━━━━━ RECORD EXCERPTS ━━━━━

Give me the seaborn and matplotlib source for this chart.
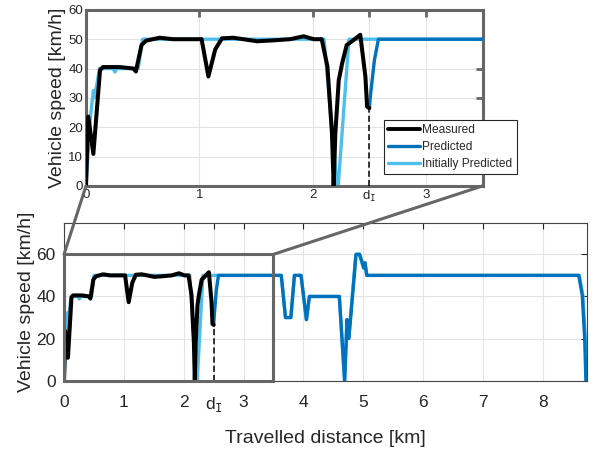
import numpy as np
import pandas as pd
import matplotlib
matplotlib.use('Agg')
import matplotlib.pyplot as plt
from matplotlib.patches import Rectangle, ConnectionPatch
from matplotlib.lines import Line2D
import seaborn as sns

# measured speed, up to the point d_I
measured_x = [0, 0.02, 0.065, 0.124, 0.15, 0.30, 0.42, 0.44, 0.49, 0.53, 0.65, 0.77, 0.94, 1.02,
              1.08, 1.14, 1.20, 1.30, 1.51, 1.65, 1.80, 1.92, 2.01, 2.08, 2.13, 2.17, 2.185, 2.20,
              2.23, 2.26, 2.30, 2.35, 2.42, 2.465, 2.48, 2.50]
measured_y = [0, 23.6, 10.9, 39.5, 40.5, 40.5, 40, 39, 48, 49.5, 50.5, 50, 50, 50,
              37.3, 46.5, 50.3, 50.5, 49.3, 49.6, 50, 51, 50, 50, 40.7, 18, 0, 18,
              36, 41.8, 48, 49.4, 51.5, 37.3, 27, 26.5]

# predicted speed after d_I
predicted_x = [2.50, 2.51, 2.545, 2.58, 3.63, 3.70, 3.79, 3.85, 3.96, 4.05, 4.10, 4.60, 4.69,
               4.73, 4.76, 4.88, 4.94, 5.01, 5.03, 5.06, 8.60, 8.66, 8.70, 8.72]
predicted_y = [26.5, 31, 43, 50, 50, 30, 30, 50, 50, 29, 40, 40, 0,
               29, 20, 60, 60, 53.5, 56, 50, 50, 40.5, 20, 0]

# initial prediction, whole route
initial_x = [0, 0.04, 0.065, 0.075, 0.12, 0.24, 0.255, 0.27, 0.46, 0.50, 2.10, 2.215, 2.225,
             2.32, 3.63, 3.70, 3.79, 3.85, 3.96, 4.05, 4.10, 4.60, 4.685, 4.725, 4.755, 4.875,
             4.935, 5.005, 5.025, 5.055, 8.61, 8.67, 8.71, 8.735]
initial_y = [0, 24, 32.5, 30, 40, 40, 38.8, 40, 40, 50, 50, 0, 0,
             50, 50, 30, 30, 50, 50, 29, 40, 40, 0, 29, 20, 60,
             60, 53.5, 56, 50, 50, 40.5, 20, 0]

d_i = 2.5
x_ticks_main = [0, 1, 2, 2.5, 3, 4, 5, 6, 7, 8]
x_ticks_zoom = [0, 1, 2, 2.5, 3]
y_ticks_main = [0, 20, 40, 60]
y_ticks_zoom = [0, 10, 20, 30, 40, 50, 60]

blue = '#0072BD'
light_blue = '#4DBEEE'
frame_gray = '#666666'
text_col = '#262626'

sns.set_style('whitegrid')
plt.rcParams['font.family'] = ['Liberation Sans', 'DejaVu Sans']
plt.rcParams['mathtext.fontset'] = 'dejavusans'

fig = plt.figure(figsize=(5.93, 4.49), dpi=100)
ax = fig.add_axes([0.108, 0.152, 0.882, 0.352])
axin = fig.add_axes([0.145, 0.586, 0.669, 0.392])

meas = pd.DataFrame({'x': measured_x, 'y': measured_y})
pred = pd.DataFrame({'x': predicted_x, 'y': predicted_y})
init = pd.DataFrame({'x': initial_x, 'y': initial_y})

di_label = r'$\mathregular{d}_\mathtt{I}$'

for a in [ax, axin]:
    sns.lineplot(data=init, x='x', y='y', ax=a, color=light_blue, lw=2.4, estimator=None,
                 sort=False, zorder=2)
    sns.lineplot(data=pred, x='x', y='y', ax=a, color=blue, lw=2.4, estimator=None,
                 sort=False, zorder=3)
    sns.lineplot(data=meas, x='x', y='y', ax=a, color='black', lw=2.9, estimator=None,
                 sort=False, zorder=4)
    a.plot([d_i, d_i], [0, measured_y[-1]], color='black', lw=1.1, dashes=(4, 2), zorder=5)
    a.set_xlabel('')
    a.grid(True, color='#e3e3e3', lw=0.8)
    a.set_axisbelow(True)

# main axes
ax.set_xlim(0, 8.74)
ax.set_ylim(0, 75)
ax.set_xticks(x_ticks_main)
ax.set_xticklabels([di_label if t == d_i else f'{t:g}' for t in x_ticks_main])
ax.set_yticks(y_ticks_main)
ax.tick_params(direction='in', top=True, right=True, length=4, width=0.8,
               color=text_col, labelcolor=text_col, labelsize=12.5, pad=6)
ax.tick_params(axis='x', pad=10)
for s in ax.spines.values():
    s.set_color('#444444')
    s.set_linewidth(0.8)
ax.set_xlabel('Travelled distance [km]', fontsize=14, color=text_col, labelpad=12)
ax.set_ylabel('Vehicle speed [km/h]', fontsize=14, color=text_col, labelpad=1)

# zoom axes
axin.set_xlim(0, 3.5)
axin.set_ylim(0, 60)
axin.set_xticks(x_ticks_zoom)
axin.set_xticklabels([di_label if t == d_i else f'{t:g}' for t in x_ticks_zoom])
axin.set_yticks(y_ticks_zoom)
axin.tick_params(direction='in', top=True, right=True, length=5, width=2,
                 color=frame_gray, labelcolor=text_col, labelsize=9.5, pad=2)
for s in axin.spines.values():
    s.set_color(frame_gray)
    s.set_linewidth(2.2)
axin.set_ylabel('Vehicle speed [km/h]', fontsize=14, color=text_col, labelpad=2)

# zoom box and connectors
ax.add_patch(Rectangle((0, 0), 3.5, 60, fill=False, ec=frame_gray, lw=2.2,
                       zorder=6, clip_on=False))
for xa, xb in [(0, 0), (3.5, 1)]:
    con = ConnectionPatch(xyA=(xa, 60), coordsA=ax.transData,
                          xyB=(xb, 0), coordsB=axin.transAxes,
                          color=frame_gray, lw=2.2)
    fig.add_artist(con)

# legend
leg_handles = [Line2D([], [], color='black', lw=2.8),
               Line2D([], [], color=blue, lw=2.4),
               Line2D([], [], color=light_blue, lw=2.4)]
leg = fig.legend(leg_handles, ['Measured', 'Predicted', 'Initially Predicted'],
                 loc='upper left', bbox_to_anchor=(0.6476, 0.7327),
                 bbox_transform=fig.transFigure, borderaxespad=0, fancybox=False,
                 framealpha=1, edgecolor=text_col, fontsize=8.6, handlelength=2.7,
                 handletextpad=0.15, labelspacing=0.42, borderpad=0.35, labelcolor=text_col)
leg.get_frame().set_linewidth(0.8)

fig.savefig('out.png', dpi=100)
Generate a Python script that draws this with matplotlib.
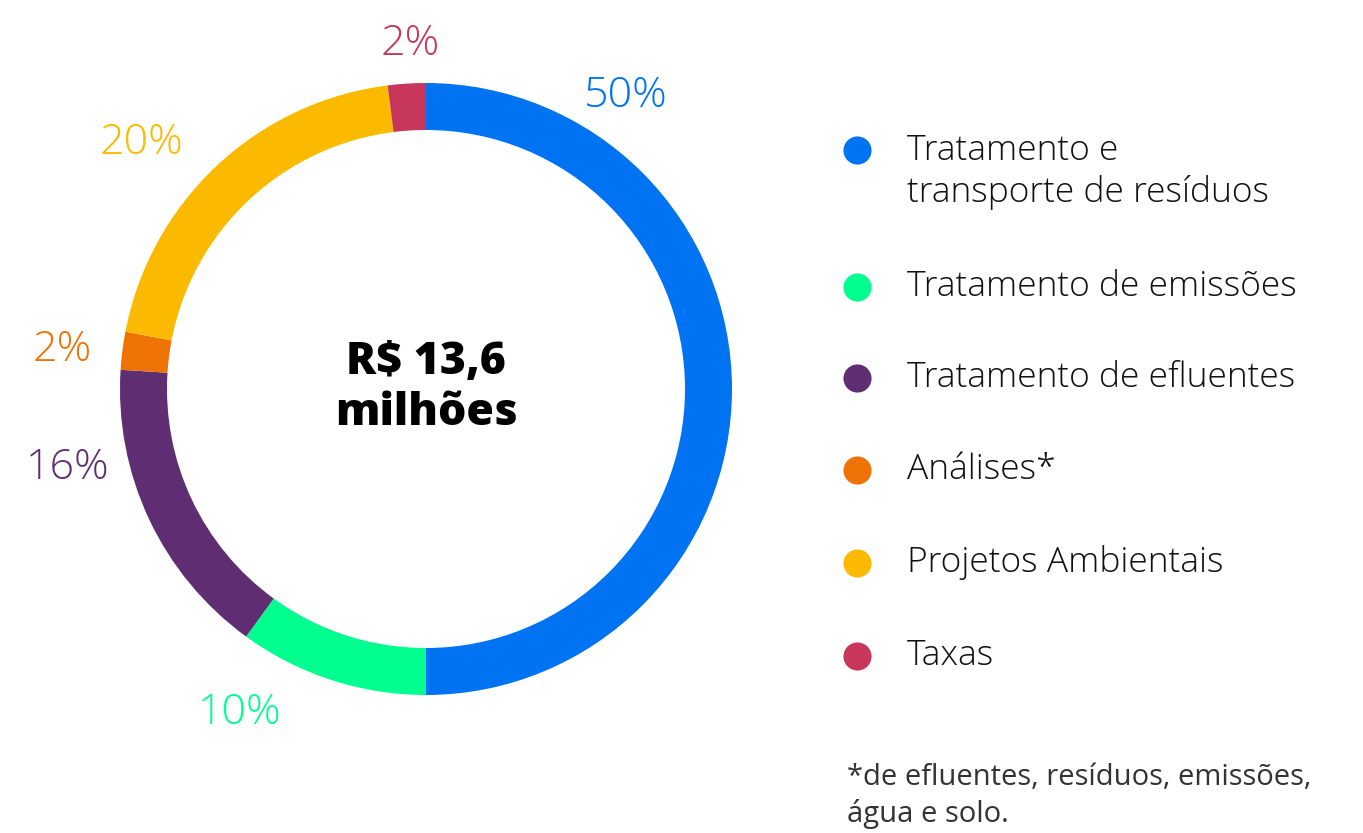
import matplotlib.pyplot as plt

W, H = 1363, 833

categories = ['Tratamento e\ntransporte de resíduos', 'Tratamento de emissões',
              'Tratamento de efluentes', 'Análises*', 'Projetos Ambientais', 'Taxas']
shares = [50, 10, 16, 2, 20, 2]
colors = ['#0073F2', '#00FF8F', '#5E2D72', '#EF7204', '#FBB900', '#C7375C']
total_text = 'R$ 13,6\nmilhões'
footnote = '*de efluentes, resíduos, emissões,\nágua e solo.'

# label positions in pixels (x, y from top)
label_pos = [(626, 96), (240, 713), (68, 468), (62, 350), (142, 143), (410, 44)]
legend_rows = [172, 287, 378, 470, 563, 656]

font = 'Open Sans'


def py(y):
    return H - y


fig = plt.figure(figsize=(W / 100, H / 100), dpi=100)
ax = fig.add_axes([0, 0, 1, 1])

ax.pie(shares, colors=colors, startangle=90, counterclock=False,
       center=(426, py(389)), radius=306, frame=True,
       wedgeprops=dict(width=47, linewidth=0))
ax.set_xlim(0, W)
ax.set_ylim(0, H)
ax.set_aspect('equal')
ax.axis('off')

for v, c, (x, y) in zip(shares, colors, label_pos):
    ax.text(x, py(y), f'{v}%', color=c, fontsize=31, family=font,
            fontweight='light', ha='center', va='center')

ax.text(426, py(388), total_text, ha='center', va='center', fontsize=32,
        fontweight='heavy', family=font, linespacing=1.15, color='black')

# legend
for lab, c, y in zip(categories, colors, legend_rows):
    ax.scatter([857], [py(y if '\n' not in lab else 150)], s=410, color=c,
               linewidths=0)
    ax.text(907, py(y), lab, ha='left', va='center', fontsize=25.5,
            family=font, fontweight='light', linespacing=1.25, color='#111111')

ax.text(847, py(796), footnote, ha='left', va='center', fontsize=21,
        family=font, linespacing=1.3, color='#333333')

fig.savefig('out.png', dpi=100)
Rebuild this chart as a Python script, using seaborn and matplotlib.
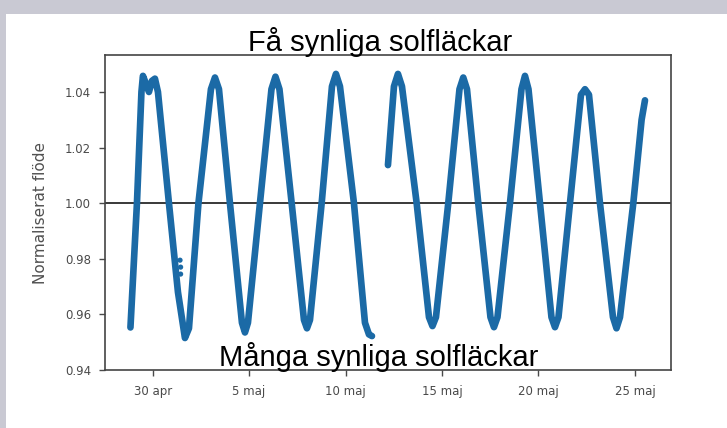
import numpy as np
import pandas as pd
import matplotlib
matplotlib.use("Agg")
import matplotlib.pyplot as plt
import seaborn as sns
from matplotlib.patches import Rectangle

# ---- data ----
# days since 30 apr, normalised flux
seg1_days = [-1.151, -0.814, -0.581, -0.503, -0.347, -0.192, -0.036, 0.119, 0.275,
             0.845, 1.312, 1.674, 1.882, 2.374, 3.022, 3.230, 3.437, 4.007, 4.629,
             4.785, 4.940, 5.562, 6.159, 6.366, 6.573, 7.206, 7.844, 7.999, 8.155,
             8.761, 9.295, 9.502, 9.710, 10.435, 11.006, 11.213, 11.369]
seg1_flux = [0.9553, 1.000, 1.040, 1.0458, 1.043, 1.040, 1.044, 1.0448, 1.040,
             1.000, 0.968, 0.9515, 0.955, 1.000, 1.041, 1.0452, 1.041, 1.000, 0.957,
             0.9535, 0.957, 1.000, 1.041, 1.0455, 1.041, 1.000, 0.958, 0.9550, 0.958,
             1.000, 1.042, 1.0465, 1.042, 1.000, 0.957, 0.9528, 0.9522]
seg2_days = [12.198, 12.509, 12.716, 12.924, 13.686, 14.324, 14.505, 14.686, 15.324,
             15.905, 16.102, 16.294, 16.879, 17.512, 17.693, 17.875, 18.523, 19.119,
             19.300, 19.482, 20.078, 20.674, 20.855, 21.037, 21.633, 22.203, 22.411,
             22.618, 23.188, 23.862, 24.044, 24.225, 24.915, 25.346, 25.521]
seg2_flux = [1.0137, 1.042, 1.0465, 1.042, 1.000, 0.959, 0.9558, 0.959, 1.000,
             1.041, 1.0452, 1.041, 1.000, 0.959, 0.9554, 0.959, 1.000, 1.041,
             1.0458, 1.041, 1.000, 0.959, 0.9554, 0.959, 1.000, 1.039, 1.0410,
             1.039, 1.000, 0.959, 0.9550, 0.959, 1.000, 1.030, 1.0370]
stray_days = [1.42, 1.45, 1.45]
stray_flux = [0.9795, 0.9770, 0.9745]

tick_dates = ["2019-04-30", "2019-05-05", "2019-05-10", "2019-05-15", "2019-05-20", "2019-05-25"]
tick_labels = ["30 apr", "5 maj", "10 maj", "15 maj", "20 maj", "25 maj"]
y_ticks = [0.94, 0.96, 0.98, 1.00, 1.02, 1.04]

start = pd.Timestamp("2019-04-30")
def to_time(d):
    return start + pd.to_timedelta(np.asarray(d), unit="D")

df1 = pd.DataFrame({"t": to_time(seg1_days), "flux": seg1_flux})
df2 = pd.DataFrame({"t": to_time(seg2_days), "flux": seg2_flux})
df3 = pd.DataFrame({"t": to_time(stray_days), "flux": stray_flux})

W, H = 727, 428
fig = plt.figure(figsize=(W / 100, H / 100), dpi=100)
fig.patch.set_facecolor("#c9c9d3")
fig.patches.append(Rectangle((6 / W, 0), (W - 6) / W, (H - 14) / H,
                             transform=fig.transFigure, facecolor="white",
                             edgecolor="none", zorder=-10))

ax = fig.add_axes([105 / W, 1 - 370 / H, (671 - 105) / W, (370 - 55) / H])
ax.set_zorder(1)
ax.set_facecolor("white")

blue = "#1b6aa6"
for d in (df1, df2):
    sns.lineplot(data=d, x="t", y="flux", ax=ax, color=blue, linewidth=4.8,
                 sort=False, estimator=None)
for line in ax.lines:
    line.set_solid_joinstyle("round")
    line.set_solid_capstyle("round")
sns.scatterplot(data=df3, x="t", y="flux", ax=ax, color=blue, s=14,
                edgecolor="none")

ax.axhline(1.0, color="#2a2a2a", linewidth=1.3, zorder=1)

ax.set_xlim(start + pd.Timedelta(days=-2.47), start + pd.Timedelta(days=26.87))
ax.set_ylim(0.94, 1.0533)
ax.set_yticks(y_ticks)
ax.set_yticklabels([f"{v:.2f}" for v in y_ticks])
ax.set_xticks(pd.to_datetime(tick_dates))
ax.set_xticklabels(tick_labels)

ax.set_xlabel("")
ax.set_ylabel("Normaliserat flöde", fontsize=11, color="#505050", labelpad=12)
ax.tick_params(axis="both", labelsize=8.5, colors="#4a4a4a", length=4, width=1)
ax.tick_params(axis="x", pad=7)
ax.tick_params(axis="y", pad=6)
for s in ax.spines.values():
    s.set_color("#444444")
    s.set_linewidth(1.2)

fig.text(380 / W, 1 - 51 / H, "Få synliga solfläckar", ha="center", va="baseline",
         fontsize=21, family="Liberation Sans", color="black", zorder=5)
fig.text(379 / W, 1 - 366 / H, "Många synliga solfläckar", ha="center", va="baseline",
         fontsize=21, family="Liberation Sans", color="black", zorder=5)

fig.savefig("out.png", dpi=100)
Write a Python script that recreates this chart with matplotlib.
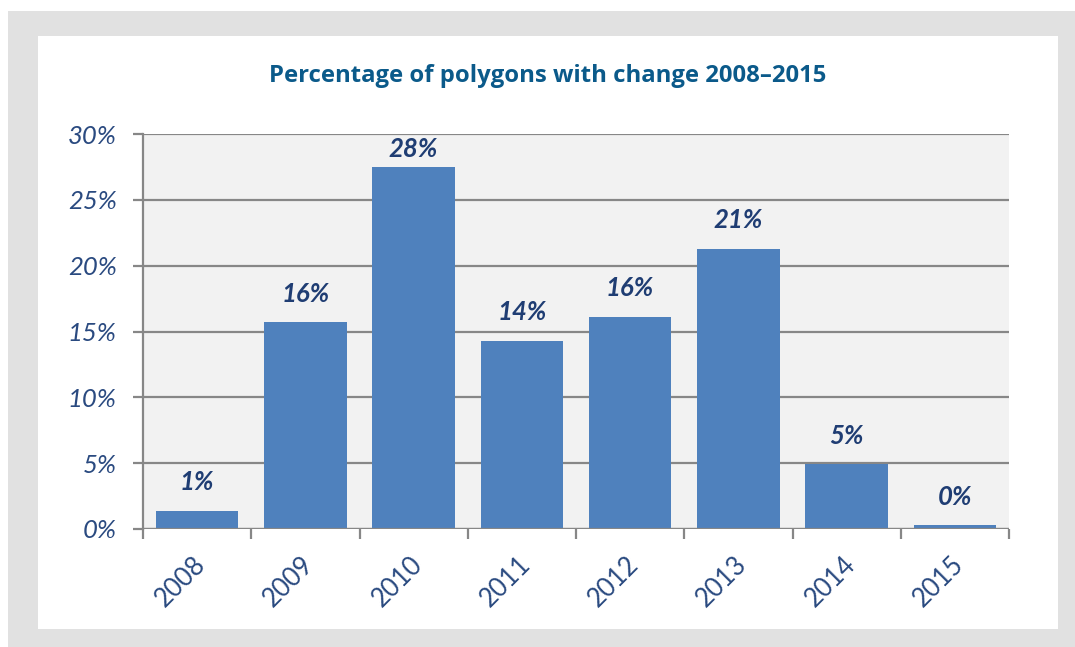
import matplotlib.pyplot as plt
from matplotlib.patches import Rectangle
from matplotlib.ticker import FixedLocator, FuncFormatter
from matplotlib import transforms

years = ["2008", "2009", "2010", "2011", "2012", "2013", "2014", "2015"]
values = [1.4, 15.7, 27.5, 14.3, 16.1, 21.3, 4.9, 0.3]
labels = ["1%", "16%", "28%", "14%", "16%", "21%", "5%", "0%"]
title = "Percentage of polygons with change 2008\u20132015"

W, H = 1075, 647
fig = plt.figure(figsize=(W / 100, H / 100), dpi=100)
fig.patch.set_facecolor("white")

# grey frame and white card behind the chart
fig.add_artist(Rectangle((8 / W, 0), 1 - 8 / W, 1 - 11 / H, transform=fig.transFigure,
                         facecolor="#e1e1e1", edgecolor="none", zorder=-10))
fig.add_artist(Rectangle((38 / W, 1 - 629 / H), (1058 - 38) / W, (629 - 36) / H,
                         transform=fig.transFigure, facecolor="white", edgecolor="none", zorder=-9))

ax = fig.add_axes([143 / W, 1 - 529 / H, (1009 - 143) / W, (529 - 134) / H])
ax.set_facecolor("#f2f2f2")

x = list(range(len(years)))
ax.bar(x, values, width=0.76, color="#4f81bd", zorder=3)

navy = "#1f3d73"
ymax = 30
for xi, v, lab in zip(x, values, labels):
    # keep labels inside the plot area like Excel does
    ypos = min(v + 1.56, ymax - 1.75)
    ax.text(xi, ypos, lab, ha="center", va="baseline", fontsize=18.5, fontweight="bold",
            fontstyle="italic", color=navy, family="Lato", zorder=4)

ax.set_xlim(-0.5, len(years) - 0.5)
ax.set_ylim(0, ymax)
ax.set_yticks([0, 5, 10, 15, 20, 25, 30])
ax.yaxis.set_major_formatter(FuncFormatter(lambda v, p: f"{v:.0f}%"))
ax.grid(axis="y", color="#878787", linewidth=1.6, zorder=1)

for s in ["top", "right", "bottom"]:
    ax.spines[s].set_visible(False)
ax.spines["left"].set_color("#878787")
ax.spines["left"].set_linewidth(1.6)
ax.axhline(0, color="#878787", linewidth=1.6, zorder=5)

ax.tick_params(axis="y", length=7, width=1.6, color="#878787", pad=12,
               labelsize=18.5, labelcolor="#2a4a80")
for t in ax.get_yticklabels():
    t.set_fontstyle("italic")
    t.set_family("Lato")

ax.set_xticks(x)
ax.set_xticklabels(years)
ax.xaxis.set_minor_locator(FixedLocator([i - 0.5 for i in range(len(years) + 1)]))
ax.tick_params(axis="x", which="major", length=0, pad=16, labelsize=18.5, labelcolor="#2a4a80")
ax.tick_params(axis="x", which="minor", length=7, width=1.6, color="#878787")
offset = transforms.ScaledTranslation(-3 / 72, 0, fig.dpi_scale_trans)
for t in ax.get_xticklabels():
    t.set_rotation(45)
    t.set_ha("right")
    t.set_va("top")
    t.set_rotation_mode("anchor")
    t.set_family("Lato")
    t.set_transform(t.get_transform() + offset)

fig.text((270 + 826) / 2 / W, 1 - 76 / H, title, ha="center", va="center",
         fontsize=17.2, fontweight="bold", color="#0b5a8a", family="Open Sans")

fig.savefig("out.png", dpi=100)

━━━━━

**CHALLENGE**.
Your task is to reproduce only the lines from the one with "Generate a Python" through the one with "ax = fig.add_axes([0, 0, 1, 1])", keeping both ends. Skip every picture.

**RESPONSE**.
Generate a Python script that draws this with matplotlib.
import matplotlib.pyplot as plt

W, H = 1363, 833

categories = ['Tratamento e\ntransporte de resíduos', 'Tratamento de emissões',
              'Tratamento de efluentes', 'Análises*', 'Projetos Ambientais', 'Taxas']
shares = [50, 10, 16, 2, 20, 2]
colors = ['#0073F2', '#00FF8F', '#5E2D72', '#EF7204', '#FBB900', '#C7375C']
total_text = 'R$ 13,6\nmilhões'
footnote = '*de efluentes, resíduos, emissões,\nágua e solo.'

# label positions in pixels (x, y from top)
label_pos = [(626, 96), (240, 713), (68, 468), (62, 350), (142, 143), (410, 44)]
legend_rows = [172, 287, 378, 470, 563, 656]

font = 'Open Sans'


def py(y):
    return H - y


fig = plt.figure(figsize=(W / 100, H / 100), dpi=100)
ax = fig.add_axes([0, 0, 1, 1])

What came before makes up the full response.